You're an idiot if you're complaining about this. The EAS (and its predecessor, the EBS) has been around for almost 50 years and is a necessary, though at times potentially ineffective, capability to have. From the mid-90s into the late 2000's there was concern that the "traditional" methods of activation would be come less and less effective.
Every single broadcast TV and radio station has a manual right in the control room and there's an out-of-band method for heirarchical distribution of messages from local relays to cut in at a moment's notice.
The problems were that people nowadays were spending more and more time away from live, regulated broadcasts, and with cell phones instead of land lines (for reverse 911 calls in the event of an evacuation).
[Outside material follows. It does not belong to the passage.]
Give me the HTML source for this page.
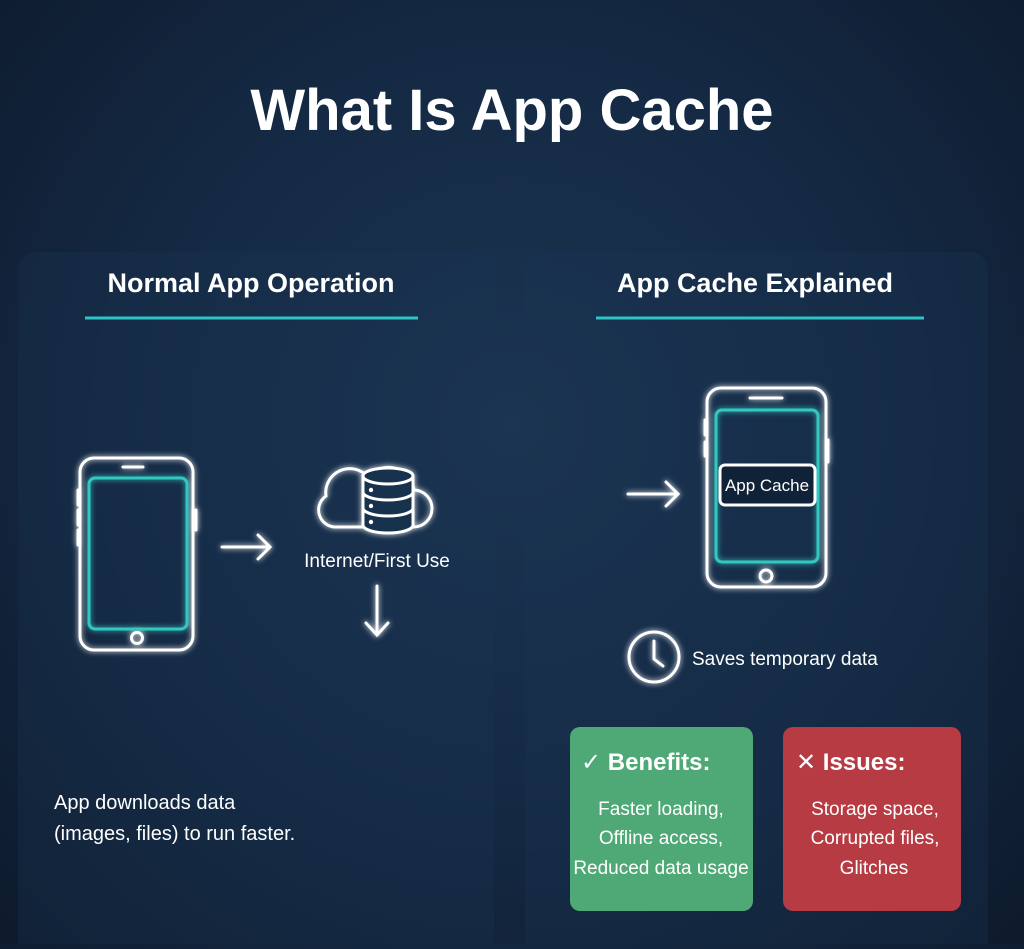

Extending these regulations to "channels where people are actually spending their time" is an important part of keeping the system relevant. Cable systems have been doing text overlays (scrolling text for EAS tests or NWS alerts) for a while, but that now cuts through into your cable-provided DVR if you have one. Netflix and other streaming providers have ways of injecting data into the feed. Hell, at a game company I used to work for there was talk of using zip code subscriber data to forward NWS alerts to users *within the game* to ensure that someone didn't miss a tornado warning if they were spending the evening with their favorite MMORPG and the radio off.
Extending this to cell phone towers and multicast paging simply makes sense. It's not nefarious, it's just good public policy.
(And this is coming from someone definitely of the libertarian-conservative mindset, and no fan of the current President.)